Fran Sánchez Rodrigo

Firegirl: Hack 'n Splash Rescue DX

Take on the role of a young rescue officer starting her career. Armed with a trusty axe and high-pressure fire hose that also acts as a jetpack, Firegirl responds to emergency calls across the city. Can Firegirl save all the trapped civilians caught in each blaze? Can she uncover the truth of why these fires have engulfed the city? Find out in a mystery that goes all the way to the top…

Project Details

  • Company: Catness Game Studios
  • My role: Programmer
  • Team Size: 1 Developer
  • Project Length: 4 months
  • Engine: Unreal Engine 4.27
  • External links:

My role

This was my first project at Catness Game Studios. I was solely responsible for porting the game to Nintendo Switch, which involved analyzing the existing codebase, applying CPU and GPU optimizations, and improving engine-level systems.

Challenges

Memory and loading times

The project was brought to Catness after a previous studio was unable to fit the game within the Switch's 3GB memory limit. Upon investigation, we discovered that most game content was hard-referenced, which caused all procedural rooms and enemies to be loaded at startup.
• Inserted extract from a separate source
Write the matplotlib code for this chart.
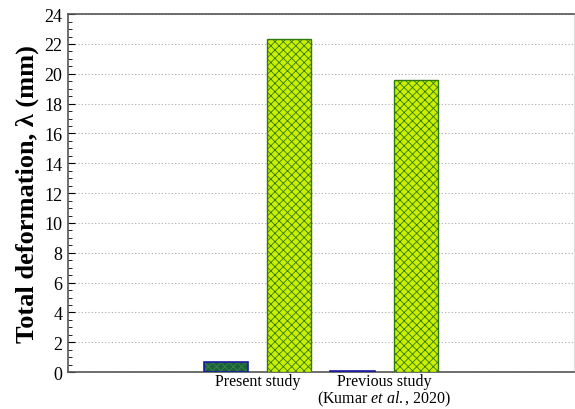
import numpy as np
import matplotlib.pyplot as plt
from matplotlib.ticker import MultipleLocator

plt.rcParams["font.family"] = "Liberation Serif"
plt.rcParams["mathtext.fontset"] = "custom"
plt.rcParams["mathtext.it"] = "Liberation Serif:italic"
plt.rcParams["mathtext.rm"] = "Liberation Serif"
plt.rcParams["hatch.linewidth"] = 0.6

categories = ["Present study", "Previous study\n(Kumar $\\it{et\\ al.}$, 2020)"]
small_vals = [0.65, 0.1]
large_vals = [22.35, 19.6]

x = np.arange(len(categories))
w = 0.35

fig = plt.figure(figsize=(5.75, 4.1), dpi=100)
ax = fig.add_axes([0.118, 0.090, 0.880, 0.873])

# small bars: green hatch with blue outline
ax.bar(x - 0.25, small_vals, w, color="#1f5f3f", edgecolor="#2e8b3a",
       hatch="xxxx", linewidth=0, zorder=3)
ax.bar(x - 0.25, small_vals, w, fill=False, edgecolor="#1a1aa0",
       linewidth=1.2, zorder=4)

# large bars
ax.bar(x + 0.25, large_vals, w, color="#ccee00", edgecolor="#2f7a10",
       hatch="xxxx", linewidth=1.0, zorder=3)

ax.set_xlim(-1.5, 2.5)
ax.set_ylim(0, 24)
ax.yaxis.set_major_locator(MultipleLocator(2))
ax.yaxis.set_minor_locator(MultipleLocator(0.5))
ax.grid(axis="y", linestyle=(0, (1, 2)), color="#aaaaaa", linewidth=0.8, zorder=0)

ax.set_xticks(x)
ax.set_xticklabels(categories, fontsize=11.5, linespacing=0.95)
ax.tick_params(axis="x", length=0, pad=1)
ax.tick_params(axis="y", which="major", direction="in", length=5, labelsize=13,
               right=False, pad=4)
ax.tick_params(axis="y", which="minor", direction="in", length=3)

for s in ["left", "top", "bottom"]:
    ax.spines[s].set_color("#555555")
    ax.spines[s].set_linewidth(1.2)
ax.spines["right"].set_color("#dddddd")
ax.spines["right"].set_linewidth(0.8)

ax.set_ylabel("Total deformation, λ (mm)", fontsize=19, fontweight="bold", labelpad=4)

fig.savefig("out.png", dpi=100)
I replaced around 75% of these hard references with soft references, enabling assets to be loaded at runtime, with asynchronous loading where possible. This significantly reduced the initial loading time and also improved the in-game load performance, although it still remained slower than the original version on other platforms.

Loading screen plugin

To support the new asynchronous loading system, I developed a custom loading screen plugin (later reused in other projects) which using Unreal Engine's MoviePlayer system. The plugin also allowed music or sound effects to be played during loading, enhancing the player experience.

Performance

While the game initially ran decently on Switch, two major issues impacted performance:

  • Excessive use of dynamic lights.
  • Heavy frame drops during procedural room generation.

3D Light Max Draw Distance

The first optimization involved limiting dynamic lights using "Max Draw Distance" and "Max Distance Fade Range", but the default spherical approach wasn't precise enough for the compact rooms in the game.

To solve this, I extended the engine's light system to support a 3D vector-based "Max Draw Distance". This allowed for fine-tuned control of light influence volumes, significantly improving performance in enclosed areas.

Procedural Room Spawn Optimization

Procedural rooms were built using Blueprints containing large numbers of pre-placed, randomly selected elements. Some rooms spawned over 100 components, including meshes and child actors, causing severe frame drops.

To address this, I rewrote the room spawning logic to stagger the instantiation of components over multiple frames. Thanks to this change, rooms were spawned in a much more controlled manner, significantly reducing frame drops. However, minor stutters still occurred whenever a new room was loaded.

I had planned to continue optimizing this system further, but due to tight deadlines, we had to release the game with those small performance hiccups still present.